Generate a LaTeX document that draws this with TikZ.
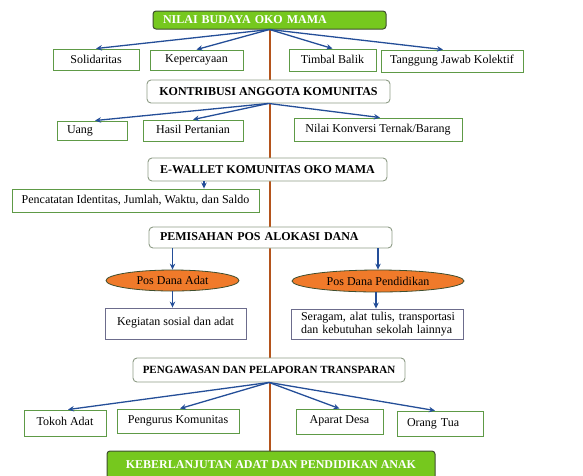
\documentclass[tikz,border=0pt]{standalone}
\usepackage{fontspec}
\setmainfont{Liberation Serif}
\usetikzlibrary{arrows.meta,shapes.geometric,calc,backgrounds}
\definecolor{gfill}{HTML}{76C81E}
\definecolor{gdark}{HTML}{3E4E2E}
\definecolor{gline}{HTML}{5E9A46}
\definecolor{rline}{HTML}{8E9C86}
\definecolor{pline}{HTML}{6C6C8C}
\definecolor{abl}{HTML}{244E98}
\definecolor{brn}{HTML}{B4541C}
\definecolor{org}{HTML}{F07A2A}
\tikzset{
  hdr/.style={draw=gdark,line width=1pt,fill=gfill,rounded corners=3pt,inner sep=0pt,
    font=\fontsize{12}{13}\selectfont\bfseries,text=white},
  rbox/.style={draw=rline,line width=0.9pt,fill=white,rounded corners=4pt,inner sep=0pt,
    font=\fontsize{12}{13}\selectfont\bfseries},
  gbox/.style={draw=gline,line width=0.9pt,fill=white,inner sep=0pt,
    font=\fontsize{12}{13}\selectfont},
  pbox/.style={draw=pline,line width=0.9pt,fill=white,inner sep=0pt,
    font=\fontsize{12}{13}\selectfont},
  oval/.style={ellipse,draw=gdark,line width=0.8pt,fill=org,inner sep=0pt,
    font=\fontsize{12}{13}\selectfont},
  lft/.style={text width=#1,align=left},
  arr/.style={draw=abl,line width=1.3pt,-{Stealth[length=6pt,width=5.5pt]}},
  trunk/.style={draw=brn,line width=2pt}
}
\begin{document}
\begin{tikzpicture}[x=1pt,y=-1pt]
\useasboundingbox (0,0) rectangle (583,475);
\path
 (269.5,20) node[hdr,minimum width=233pt,minimum height=18pt,lft=233pt] (top) {\hspace*{10pt}NILAI BUDAYA OKO MAMA}
 (96,59.5) node[gbox,minimum width=86pt,minimum height=21pt] (sol) {\raisebox{1pt}{Solidaritas}}
 (196.5,60) node[gbox,minimum width=93pt,minimum height=20pt] (kep) {\raisebox{1pt}{Kepercayaan}}
 (332.5,60) node[gbox,minimum width=87pt,minimum height=22pt] (tim) {\raisebox{1pt}{Timbal Balik}}
 (452,61) node[gbox,minimum width=142pt,minimum height=22pt] (tan) {Tanggung Jawab Kolektif}
 (268.5,91.5) node[rbox,minimum width=243pt,minimum height=23pt] (kon) {KONTRIBUSI ANGGOTA KOMUNITAS}
 (92,130.5) node[gbox,minimum width=70pt,minimum height=19pt,lft=70pt] (uang) {\hspace*{10pt}Uang}
 (193,130.5) node[gbox,minimum width=100pt,minimum height=21pt] (hasil) {\raisebox{2pt}{Hasil Pertanian}}
 (378,129.5) node[gbox,minimum width=168pt,minimum height=23pt] (nilai) {\raisebox{2pt}{Nilai Konversi Ternak/Barang}}
 (267.5,169.5) node[rbox,minimum width=239pt,minimum height=23pt] (ew) {E-WALLET KOMUNITAS OKO MAMA}
 (135.5,200.5) node[gbox,minimum width=247pt,minimum height=23pt] (pen) {Pencatatan Identitas, Jumlah, Waktu, dan Saldo}
 (270.5,237.5) node[rbox,minimum width=243pt,minimum height=21pt,lft=243pt] (pem) {\hspace*{11pt}\raisebox{1pt}{PEMISAHAN POS ALOKASI DANA}}
 (172.5,280.5) node[oval,minimum width=133pt,minimum height=21pt] (adat) {Pos Dana Adat}
 (378,281) node[oval,minimum width=172pt,minimum height=22pt] (pend) {Pos Dana Pendidikan}
 (175.5,323.5) node[pbox,minimum width=141pt,minimum height=31pt] (keg) {\raisebox{4pt}{Kegiatan sosial dan adat}}
 (377,324) node[pbox,minimum width=172pt,minimum height=30pt,lft=172pt] (ser) {\hspace*{10pt}Seragam, alat tulis, transportasi\\\hspace*{10pt}dan kebutuhan sekolah lainnya}
 (269,370) node[rbox,minimum width=272pt,minimum height=24pt,font=\fontsize{11}{12}\selectfont\bfseries] (peng) {\raisebox{1pt}{PENGAWASAN DAN PELAPORAN TRANSPARAN}}
 (65,423) node[gbox,minimum width=82pt,minimum height=26pt] (tok) {\raisebox{3pt}{Tokoh Adat}}
 (178,421) node[gbox,minimum width=122pt,minimum height=24pt] (pgr) {\raisebox{2pt}{Pengurus Komunitas}}
 (339.5,421.5) node[gbox,minimum width=87pt,minimum height=25pt] (apa) {\raisebox{3pt}{Aparat Desa}}
 (440,423.5) node[gbox,minimum width=86pt,minimum height=25pt,lft=86pt] (ora) {\hspace*{10pt}\raisebox{2pt}{Orang Tua}}
 (271,468) node[hdr,minimum width=328pt,minimum height=34pt] (bot) {\raisebox{6pt}{KEBERLANJUTAN ADAT DAN PENDIDIKAN ANAK}};
% trunk behind boxes
\begin{scope}[on background layer]
\draw[trunk] (top.south) -- (top.south |- bot.north);
\end{scope}
% arrows
\draw[arr] (top.south) -- (sol.north);
\draw[arr] (top.south) -- (kep.north);
\draw[arr] (top.south) -- (tim.north);
\draw[arr] (top.south) -- ([xshift=-9pt]tan.north);
\draw[arr] (kon.south) -- ([xshift=3pt]uang.north);
\draw[arr] (kon.south) -- (hasil.north);
\draw[arr] (kon.south) -- ([xshift=2pt]nilai.north);
\draw[arr] ([xshift=-63.5pt]ew.south) -- ([xshift=-63.5pt]ew.south |- pen.north);
\draw[arr] (adat.north |- pem.south) -- (adat.north);
\draw[arr] (pend.north |- pem.south) -- (pend.north);
\draw[arr] (adat.south) -- (adat.south |- keg.north);
\draw[arr] ([xshift=-2pt]pend.south) -- ([xshift=-2pt]pend.south |- ser.north);
\draw[arr] (peng.south) -- ([xshift=3pt]tok.north);
\draw[arr] (peng.south) -- ([xshift=2pt]pgr.north);
\draw[arr] (peng.south) -- (apa.north);
\draw[arr] (peng.south) -- ([xshift=-5pt]ora.north);
\end{tikzpicture}
\end{document}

• YOUR GOAL: Return the material exactly as given, apart from the pictures.

• REPLY TO THE EXERCISE:
Generate a LaTeX document that draws this with TikZ.
\documentclass[tikz,border=0pt]{standalone}
\usepackage{fontspec}
\setmainfont{Liberation Serif}
\usetikzlibrary{arrows.meta,shapes.geometric,calc,backgrounds}
\definecolor{gfill}{HTML}{76C81E}
\definecolor{gdark}{HTML}{3E4E2E}
\definecolor{gline}{HTML}{5E9A46}
\definecolor{rline}{HTML}{8E9C86}
\definecolor{pline}{HTML}{6C6C8C}
\definecolor{abl}{HTML}{244E98}
\definecolor{brn}{HTML}{B4541C}
\definecolor{org}{HTML}{F07A2A}
\tikzset{
  hdr/.style={draw=gdark,line width=1pt,fill=gfill,rounded corners=3pt,inner sep=0pt,
    font=\fontsize{12}{13}\selectfont\bfseries,text=white},
  rbox/.style={draw=rline,line width=0.9pt,fill=white,rounded corners=4pt,inner sep=0pt,
    font=\fontsize{12}{13}\selectfont\bfseries},
  gbox/.style={draw=gline,line width=0.9pt,fill=white,inner sep=0pt,
    font=\fontsize{12}{13}\selectfont},
  pbox/.style={draw=pline,line width=0.9pt,fill=white,inner sep=0pt,
    font=\fontsize{12}{13}\selectfont},
  oval/.style={ellipse,draw=gdark,line width=0.8pt,fill=org,inner sep=0pt,
    font=\fontsize{12}{13}\selectfont},
  lft/.style={text width=#1,align=left},
  arr/.style={draw=abl,line width=1.3pt,-{Stealth[length=6pt,width=5.5pt]}},
  trunk/.style={draw=brn,line width=2pt}
}
\begin{document}
\begin{tikzpicture}[x=1pt,y=-1pt]
\useasboundingbox (0,0) rectangle (583,475);
\path
 (269.5,20) node[hdr,minimum width=233pt,minimum height=18pt,lft=233pt] (top) {\hspace*{10pt}NILAI BUDAYA OKO MAMA}
 (96,59.5) node[gbox,minimum width=86pt,minimum height=21pt] (sol) {\raisebox{1pt}{Solidaritas}}
 (196.5,60) node[gbox,minimum width=93pt,minimum height=20pt] (kep) {\raisebox{1pt}{Kepercayaan}}
 (332.5,60) node[gbox,minimum width=87pt,minimum height=22pt] (tim) {\raisebox{1pt}{Timbal Balik}}
 (452,61) node[gbox,minimum width=142pt,minimum height=22pt] (tan) {Tanggung Jawab Kolektif}
 (268.5,91.5) node[rbox,minimum width=243pt,minimum height=23pt] (kon) {KONTRIBUSI ANGGOTA KOMUNITAS}
 (92,130.5) node[gbox,minimum width=70pt,minimum height=19pt,lft=70pt] (uang) {\hspace*{10pt}Uang}
 (193,130.5) node[gbox,minimum width=100pt,minimum height=21pt] (hasil) {\raisebox{2pt}{Hasil Pertanian}}
 (378,129.5) node[gbox,minimum width=168pt,minimum height=23pt] (nilai) {\raisebox{2pt}{Nilai Konversi Ternak/Barang}}
 (267.5,169.5) node[rbox,minimum width=239pt,minimum height=23pt] (ew) {E-WALLET KOMUNITAS OKO MAMA}
 (135.5,200.5) node[gbox,minimum width=247pt,minimum height=23pt] (pen) {Pencatatan Identitas, Jumlah, Waktu, dan Saldo}
 (270.5,237.5) node[rbox,minimum width=243pt,minimum height=21pt,lft=243pt] (pem) {\hspace*{11pt}\raisebox{1pt}{PEMISAHAN POS ALOKASI DANA}}
 (172.5,280.5) node[oval,minimum width=133pt,minimum height=21pt] (adat) {Pos Dana Adat}
 (378,281) node[oval,minimum width=172pt,minimum height=22pt] (pend) {Pos Dana Pendidikan}
 (175.5,323.5) node[pbox,minimum width=141pt,minimum height=31pt] (keg) {\raisebox{4pt}{Kegiatan sosial dan adat}}
 (377,324) node[pbox,minimum width=172pt,minimum height=30pt,lft=172pt] (ser) {\hspace*{10pt}Seragam, alat tulis, transportasi\\\hspace*{10pt}dan kebutuhan sekolah lainnya}
 (269,370) node[rbox,minimum width=272pt,minimum height=24pt,font=\fontsize{11}{12}\selectfont\bfseries] (peng) {\raisebox{1pt}{PENGAWASAN DAN PELAPORAN TRANSPARAN}}
 (65,423) node[gbox,minimum width=82pt,minimum height=26pt] (tok) {\raisebox{3pt}{Tokoh Adat}}
 (178,421) node[gbox,minimum width=122pt,minimum height=24pt] (pgr) {\raisebox{2pt}{Pengurus Komunitas}}
 (339.5,421.5) node[gbox,minimum width=87pt,minimum height=25pt] (apa) {\raisebox{3pt}{Aparat Desa}}
 (440,423.5) node[gbox,minimum width=86pt,minimum height=25pt,lft=86pt] (ora) {\hspace*{10pt}\raisebox{2pt}{Orang Tua}}
 (271,468) node[hdr,minimum width=328pt,minimum height=34pt] (bot) {\raisebox{6pt}{KEBERLANJUTAN ADAT DAN PENDIDIKAN ANAK}};
% trunk behind boxes
\begin{scope}[on background layer]
\draw[trunk] (top.south) -- (top.south |- bot.north);
\end{scope}
% arrows
\draw[arr] (top.south) -- (sol.north);
\draw[arr] (top.south) -- (kep.north);
\draw[arr] (top.south) -- (tim.north);
\draw[arr] (top.south) -- ([xshift=-9pt]tan.north);
\draw[arr] (kon.south) -- ([xshift=3pt]uang.north);
\draw[arr] (kon.south) -- (hasil.north);
\draw[arr] (kon.south) -- ([xshift=2pt]nilai.north);
\draw[arr] ([xshift=-63.5pt]ew.south) -- ([xshift=-63.5pt]ew.south |- pen.north);
\draw[arr] (adat.north |- pem.south) -- (adat.north);
\draw[arr] (pend.north |- pem.south) -- (pend.north);
\draw[arr] (adat.south) -- (adat.south |- keg.north);
\draw[arr] ([xshift=-2pt]pend.south) -- ([xshift=-2pt]pend.south |- ser.north);
\draw[arr] (peng.south) -- ([xshift=3pt]tok.north);
\draw[arr] (peng.south) -- ([xshift=2pt]pgr.north);
\draw[arr] (peng.south) -- (apa.north);
\draw[arr] (peng.south) -- ([xshift=-5pt]ora.north);
\end{tikzpicture}
\end{document}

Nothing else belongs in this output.